The sentence never made sense to me.  I have seen some first degree murder convictions and the accused were never given half the sentence Derrik was given for attempted murder.  This is known as Just Us and Justice in America’s judicial system.  Money buys Justice and a court appointed attorney buys jail time for Just Us.

Black men in America make up over half of the inmate population and we are only 13% of the entire population!  America has the highest prison population in the world and black men are the backbone and foundation of the penal system.

Derrik wants to try to save kids in trouble by giving advice and teaching lessons in the Game Called Life using boxing as a vehicle.  He does not want children to experience the hard knocks that await them in the criminal justice system.  He has already been there and done that.  There are not many of us who could survive 23 years in two of the toughest prisons in America.  His story can save lives.

He believes by going up stream to fish the children out he will save and catch more children than having to wait to fish them out at the river’s end.  Derrik says, “We must be more about prevention instead waiting around and re-acting after the fact.”

Long before Beyonce, Mary J. Blige, Alicia Keys, Jennifer Hudson and Rihanna there was Stacy Lattisaw.  She was a star at the tender age of 10 and at the age 12 she had signed a recording contract.

She was never a kid in trouble thanks to her two parents (Jerome and Saundra Lattisaw) who had her back.  Jerome and I grew up together in a housing project in Northeast DC called Parkside.  Stacy’s success never carried her far away from the NE community her father grew up in just to the other side of the railroad tracks by choice.

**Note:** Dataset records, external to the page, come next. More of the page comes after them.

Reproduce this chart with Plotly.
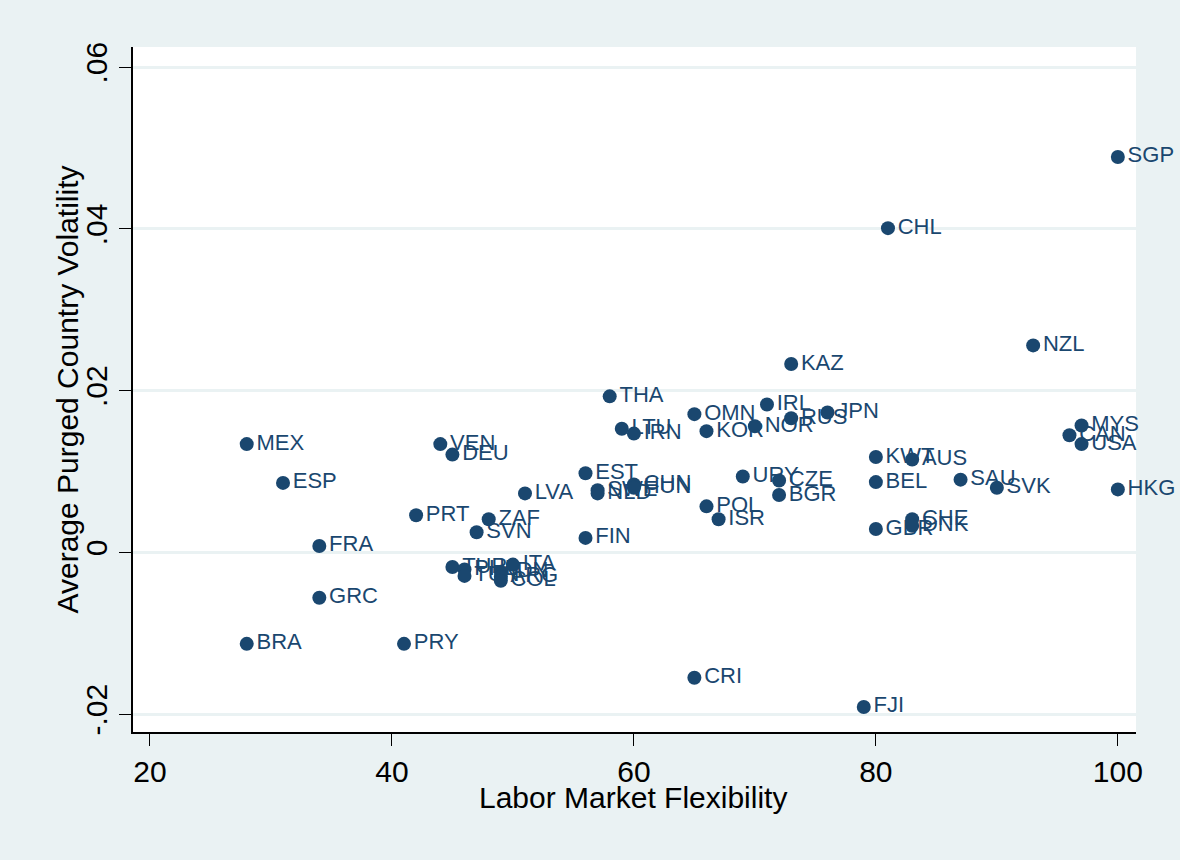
import plotly.graph_objects as go

countries = ["SGP", "CHL", "NZL", "KAZ", "THA", "IRL", "OMN", "RUS", "JPN", "NOR",
             "KOR", "LTU", "IRN", "MEX", "VEN", "DEU", "EST", "URY", "CZE", "BGR",
             "POL", "ISR", "LVA", "PRT", "ZAF", "SVN", "FIN", "ESP", "FRA", "GRC",
             "BRA", "PRY", "CRI", "FJI", "KWT", "AUS", "BEL", "SAU", "SVK", "HKG",
             "MYS", "CAN", "USA", "CHE", "DNK", "GBR", "TUR", "PHL", "TUN", "IDN",
             "ARG", "COL", "ITA", "SWE", "NLD", "CHN", "HUN"]
flexibility = [100, 81, 93, 73, 58, 71, 65, 73, 76, 70,
               66, 59, 60, 28, 44, 45, 56, 69, 72, 72,
               66, 67, 51, 42, 48, 47, 56, 31, 34, 34,
               28, 41, 65, 79, 80, 83, 80, 87, 90, 100,
               97, 96, 97, 83, 83, 80, 45, 46, 46, 49,
               49, 49, 50, 57, 57, 60, 60]
volatility = [0.0489, 0.0401, 0.0256, 0.0233, 0.0193, 0.0183, 0.0171, 0.0166, 0.0173, 0.0156,
              0.0150, 0.0153, 0.0147, 0.0134, 0.0134, 0.0121, 0.0098, 0.0094, 0.0089, 0.0071,
              0.0057, 0.0041, 0.0073, 0.0046, 0.0041, 0.0025, 0.0018, 0.0086, 0.0008, -0.0056,
              -0.0113, -0.0113, -0.0155, -0.0191, 0.0118, 0.0115, 0.0087, 0.0090, 0.0080, 0.0078,
              0.0157, 0.0145, 0.0134, 0.0041, 0.0033, 0.0029, -0.0018, -0.0021, -0.0029, -0.0024,
              -0.0030, -0.0035, -0.0015, 0.0077, 0.0073, 0.0084, 0.0080]

y_ticks = [-0.02, 0, 0.02, 0.04, 0.06]
y_ticktext = ["-.02", "0", ".02", ".04", ".06"]
x_ticks = [20, 40, 60, 80, 100]
x_title = "Labor Market Flexibility"
y_title = "Average Purged Country Volatility"

navy = "#1a476f"
bg = "#eaf2f3"
font_family = "Liberation Sans, Arial, sans-serif"

fig = go.Figure()
fig.add_trace(go.Scatter(
    x=flexibility, y=volatility, text=countries,
    mode="markers+text", textposition="middle right",
    marker=dict(size=14, color=navy),
    textfont=dict(family=font_family, size=22, color=navy),
    cliponaxis=False, hoverinfo="x+y+text",
))

fig.update_layout(
    width=1180, height=860,
    paper_bgcolor=bg, plot_bgcolor="white",
    margin=dict(l=133, r=44, t=47, b=128),
    showlegend=False,
    font=dict(family=font_family, color="black"),
    xaxis=dict(
        range=[18.6, 101.5], tickvals=x_ticks,
        ticks="outside", ticklen=12, tickcolor="black", tickwidth=1,
        showgrid=False, zeroline=False,
        showline=True, linecolor="black", linewidth=1.5,
        tickfont=dict(size=30, family=font_family),
    ),
    yaxis=dict(
        range=[-0.0222, 0.0625], tickvals=y_ticks, ticktext=y_ticktext,
        ticks="outside", ticklen=12, tickcolor="black", tickwidth=1,
        tickangle=-90,
        showgrid=True, gridcolor=bg, gridwidth=3, zeroline=False,
        showline=True, linecolor="black", linewidth=1.5,
        tickfont=dict(size=30, family=font_family),
    ),
    annotations=[
        dict(text=x_title, xref="paper", yref="paper", x=0.5, y=0,
             xanchor="center", yanchor="middle", yshift=-65, xshift=-2,
             showarrow=False, font=dict(size=30, family=font_family, color="black")),
        dict(text=y_title, xref="paper", yref="paper", x=0, y=0.5,
             xanchor="center", yanchor="middle", xshift=-66, textangle=-90,
             showarrow=False, font=dict(size=30, family=font_family, color="black")),
    ],
)

fig.write_html("out.html", config={"displayModeBar": False},
               post_script="document.body.style.margin='0';")
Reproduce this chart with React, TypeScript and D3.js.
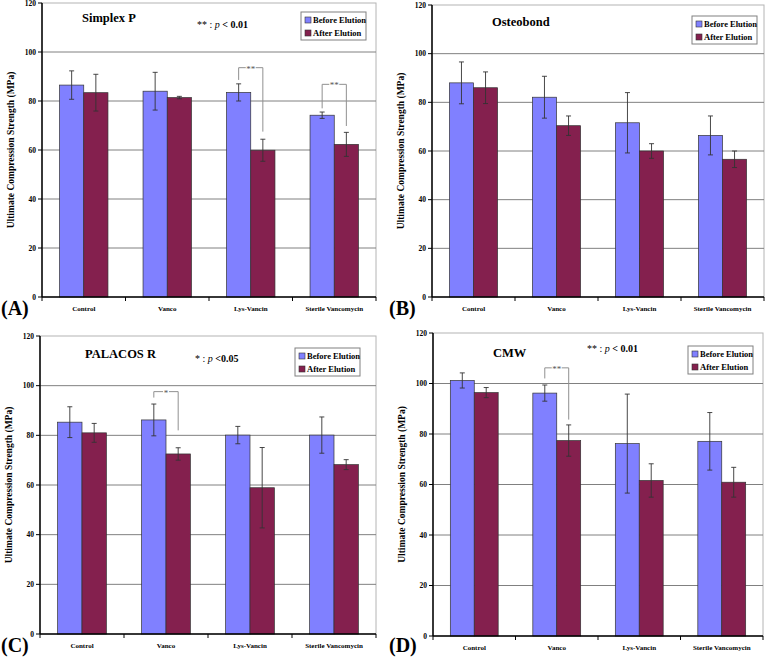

Jerome and Saundra are the prototype parents who are missing from our homes today, parents who have their children’s best interest at heart.  Stacy has found peace of mind in the spiritual sounds of gospel music.  Stacy’s first big hit was “Let Me Be Your Angel” and she has been that and more.

Dave Bing grew up in a tough Northeast DC neighborhood and barely escaped the pitfalls (drugs and jail) of many of his friends.  Today he is the Mayor of a city in crisis but he thinks he can make a difference and bring a dying city back to life.  His task can best be described in basketball terms, he is driving to the basket and there is Bill Russell on one side and Wilt Chamberlain on the other!  Don’t count Dave Bing out.  He has always found a way out of no way.

Dave, Stacy and Derrik are role models in the Game Called Life.  They are reaching back to help others in their own way—each with the style of a champion.